In a vision of a militaristic and disciplinarian society of the future proposed by sci-fi writer Robert Heinlein (Starship Troopers), humans on a now united Earth are divided into two basic classes. (Earth is only united, of course, because the government of Earth works to create outside enemies that we can all unite against — that old ploy.)
The two classes are citizens and civilians. The former have served terms of “federal service,” and thus have the right to vote, have a say in public policy, and effect change. Civilians, on the other hand, though not discriminated against and enjoying all the benefits of society, do not have the vote, and have no say in the functioning of government or the structuring of their society.
Sounds familiar to me, on the morning after 49.255 per cent of voters in Kootenay East cast ballots in Tuesday’s B.C. election (14,887 out of 30,224 eligible voters) — down from 55 per cent in 2009. In Columbia River-Revelstoke, the turnout was 51 per cent.
Across B.C., 52 per cent of eligible voters turned out to protect democracy, after an important, interesting and potentially historic election campaign. We should be optimistic, I suppose, that the number is trending upwards — a mere 51 per cent (50.99, actually) voted in the 2009 B.C. election. If that trend continues, in 200 years we can expect full exercise of the franchise among the citizenry.
Or maybe that spike of one per cent is an exception that is only temporarily bucking the downward trend, and in 200 years, the fascist utopia, as Heinlein suggested, will have arrived.
Perhaps a better analogy would be the gradual demise of the Roman republic and its replacement with a monarchy. You can keep the civilians comfortable and happy — the good ol’ bread and circuses — and continue to govern as best suits your interests and those of your supporters.
There has been so much hand-wringing over the years on this issue that I’m actually embarrassed to be doing it again. All sorts of reasons have been put forward for the decline in voter engagement. Perhaps what’s needed is a fresh-faced rock star type leader to excite political imagination among the young. After all, the polls show that Justin Trudeau is — wait, did I actually mention polls? As if they had any credibility at all?
In some countries, voters are prevented from voting by forceful means. Perhaps it’s time to protect our hard-won democratic rights by forcing people to vote. Create compulsory voting with the stroke of the legislative pen. After all, 23 countries on our peaceful, united planet Earth already practice it. Ten actually enforce it. If you don’t vote, you could receive a fine. The government that dares adopt this measure as law could prepare the way with an ad campaign, with the tag line “Compulsory Voting: That’s The Ticket!” (Paid for with tax dollars, of course.)
Now, the libertarians would say the less law the better, and if you don’t want to vote, that too is your right, just don’t complain, etc., etc. So maybe the bread and circuses approach would work better. Instead of forcing the populace to the polls, tempt them to the polls. I say thanks to Geoff B. on the social media, who proffered the idea of a “vote-to-play election lottery with a $5 million jackpot and a $10,000-prize for each riding.” That would ensure complete voter turnout and cost less than current campaigns, as Geoff B. points out. Geoff adds, “But of course, no one will ever do that.” And of course they won’t, just as we won’t dare integrate compulsory voting, or any kind of progressive and fair proportional representation. Of course not.

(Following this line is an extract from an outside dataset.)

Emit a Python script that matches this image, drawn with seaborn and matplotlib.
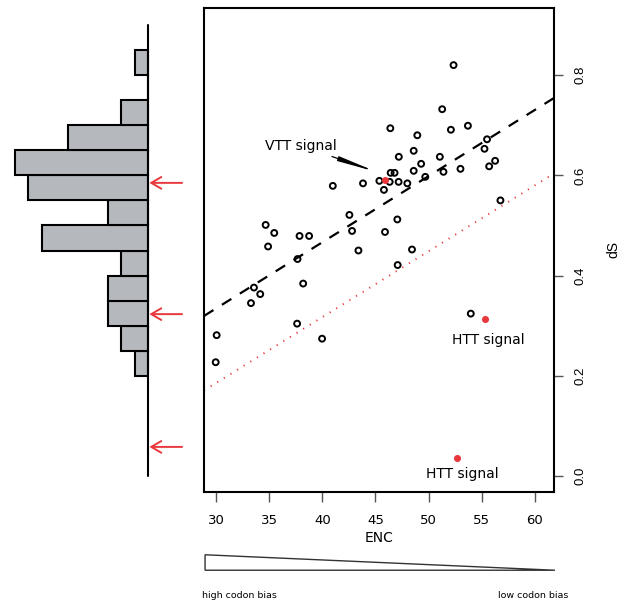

So long, franchise. Oh well, as long as they keep putting really good programs on TV, I won’t even notice that constant prorogation of Parliament.
Speaking of polls, we can ask if they are just no longer working the way they used to, and if so why not. I suspect it’s because the methodology of polling has stayed the same over past decades. Pollsters get on the phone and start calling around, at the same time of day as all those scam artists, asking you to take surveys and then sign up for a free prize. (I myself am not sure if a legitimate pollster called me for my opinion, but I am sure that throughout April I received one call per evening from someone asking me to participate in a survey about our household work habits, and then sign up for a chance to win a cruise, or something. It was infuriating.) In the meantime, cellphones, social media and the like are rendering a proper sample group harder and harder to access using traditional polling means.
Nor would it be surprising if there were some algebra or equation that proved a drastic decrease in voter engagement correlates with an equivalent decrease in polling accuracy (I’ll get back to you on that).
Lastly, and most importantly, I would like to congratulate and thank all the candidates who put their names forward in Kootenay East and Columbia River-Revelstoke. If we choose not to vote, well, yes, that is our right, and we will get the governments we deserve. But without individuals who step forward to run for public office, our democracy would die a quick death indeed. So thanks again for your commitments and your efforts.